A practicing Quaker, a peacemaker by nature and profession, Masitsa is part of a small but significant group of Kenyans who are ready to heal the country's wounds, one person and one community at a time.

"I was born in the Rift Valley, and I can see how we can live together without prejudice," says Masitsa. "The question is how to be creative enough to respond to conflict without resorting to violence. If I am transformed personally, I can help someone else be transformed."

Using what he calls "silly games" and trust-building exercises, his program has succeeded in rebuilding ties between Muslim and Christian communities in the coastal region of Kenya.

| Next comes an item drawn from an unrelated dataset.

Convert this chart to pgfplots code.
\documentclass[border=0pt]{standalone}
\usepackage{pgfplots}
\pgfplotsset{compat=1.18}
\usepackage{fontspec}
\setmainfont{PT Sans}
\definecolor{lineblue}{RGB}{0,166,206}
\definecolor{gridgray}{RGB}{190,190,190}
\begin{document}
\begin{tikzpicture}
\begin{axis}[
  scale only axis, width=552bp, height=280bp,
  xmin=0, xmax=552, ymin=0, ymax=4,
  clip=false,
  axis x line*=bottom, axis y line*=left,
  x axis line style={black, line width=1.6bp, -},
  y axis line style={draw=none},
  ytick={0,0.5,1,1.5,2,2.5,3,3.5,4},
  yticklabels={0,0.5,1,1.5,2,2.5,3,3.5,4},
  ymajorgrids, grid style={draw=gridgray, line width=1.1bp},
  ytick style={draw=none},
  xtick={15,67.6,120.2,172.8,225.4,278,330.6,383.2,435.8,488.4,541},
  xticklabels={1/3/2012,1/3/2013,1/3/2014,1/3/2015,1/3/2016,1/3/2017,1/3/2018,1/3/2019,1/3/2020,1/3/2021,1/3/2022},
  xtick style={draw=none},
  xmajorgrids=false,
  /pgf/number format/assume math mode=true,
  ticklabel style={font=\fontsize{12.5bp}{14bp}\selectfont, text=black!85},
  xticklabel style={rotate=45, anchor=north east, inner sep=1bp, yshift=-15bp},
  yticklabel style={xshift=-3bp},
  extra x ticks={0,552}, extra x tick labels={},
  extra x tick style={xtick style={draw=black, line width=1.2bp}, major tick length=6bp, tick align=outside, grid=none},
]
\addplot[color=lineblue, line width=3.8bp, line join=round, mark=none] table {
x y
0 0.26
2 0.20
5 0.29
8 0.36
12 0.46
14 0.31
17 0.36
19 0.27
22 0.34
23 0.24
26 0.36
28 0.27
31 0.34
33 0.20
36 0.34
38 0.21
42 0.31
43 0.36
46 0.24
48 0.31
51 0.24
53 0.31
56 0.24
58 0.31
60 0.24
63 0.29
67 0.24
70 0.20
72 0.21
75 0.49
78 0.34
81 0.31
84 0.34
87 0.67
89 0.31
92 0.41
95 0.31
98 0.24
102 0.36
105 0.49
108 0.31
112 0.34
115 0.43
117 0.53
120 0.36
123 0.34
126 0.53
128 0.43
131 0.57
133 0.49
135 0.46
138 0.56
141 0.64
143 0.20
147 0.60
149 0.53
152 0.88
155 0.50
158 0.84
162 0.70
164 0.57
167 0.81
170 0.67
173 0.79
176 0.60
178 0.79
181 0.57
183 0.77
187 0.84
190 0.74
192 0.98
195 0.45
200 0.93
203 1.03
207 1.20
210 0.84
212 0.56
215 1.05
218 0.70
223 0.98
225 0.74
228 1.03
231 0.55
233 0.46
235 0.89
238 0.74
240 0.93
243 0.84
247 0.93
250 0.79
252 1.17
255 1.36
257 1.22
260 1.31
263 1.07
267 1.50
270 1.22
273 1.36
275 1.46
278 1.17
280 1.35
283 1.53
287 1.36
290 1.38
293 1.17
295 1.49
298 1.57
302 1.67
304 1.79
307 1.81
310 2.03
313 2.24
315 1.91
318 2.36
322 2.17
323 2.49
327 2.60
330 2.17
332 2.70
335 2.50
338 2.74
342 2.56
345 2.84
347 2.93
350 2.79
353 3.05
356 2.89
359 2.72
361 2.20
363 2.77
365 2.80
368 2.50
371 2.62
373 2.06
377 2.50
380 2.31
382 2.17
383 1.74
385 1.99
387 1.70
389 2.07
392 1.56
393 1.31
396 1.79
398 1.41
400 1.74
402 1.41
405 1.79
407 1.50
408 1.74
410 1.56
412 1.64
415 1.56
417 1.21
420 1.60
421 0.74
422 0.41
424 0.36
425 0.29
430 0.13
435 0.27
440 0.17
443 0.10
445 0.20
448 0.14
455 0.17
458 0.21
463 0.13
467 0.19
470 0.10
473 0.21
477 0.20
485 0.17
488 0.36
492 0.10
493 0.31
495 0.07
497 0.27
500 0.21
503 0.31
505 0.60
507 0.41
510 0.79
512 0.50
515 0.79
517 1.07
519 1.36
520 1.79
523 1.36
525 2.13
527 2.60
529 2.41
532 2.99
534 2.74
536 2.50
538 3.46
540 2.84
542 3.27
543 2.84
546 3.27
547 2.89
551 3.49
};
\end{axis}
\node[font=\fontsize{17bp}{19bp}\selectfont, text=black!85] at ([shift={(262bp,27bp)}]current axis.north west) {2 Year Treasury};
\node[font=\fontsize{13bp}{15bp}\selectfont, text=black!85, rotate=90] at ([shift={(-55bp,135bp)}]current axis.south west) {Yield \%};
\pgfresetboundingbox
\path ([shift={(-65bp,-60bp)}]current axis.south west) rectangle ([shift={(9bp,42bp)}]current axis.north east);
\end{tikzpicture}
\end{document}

After 9/11, Muslims there saw Christians as a natural supporters of the US-led war on terror, and Christians saw Muslims as natural supporters of Islamist militants.

"Churches and mosques were being burnt down, so we took our workshop there and had our lay workers help us to establish contact with both sides," Masitsa recalls. "We didn't force anyone to do what they were not comfortable doing, but in time ... everyone began to relax."

While communities are still killing one another, it is too early to hold workshops that build trust. That's why Masitsa and his group are busy meeting with different communities, talking with them, and identifying moderate voices who might be willing to reach out to adversarial communities when tempers cool.

"It's not easy; you can't expect people to go back to normal when all this is going on," Masitsa sighs. "We need to build trust in one another again."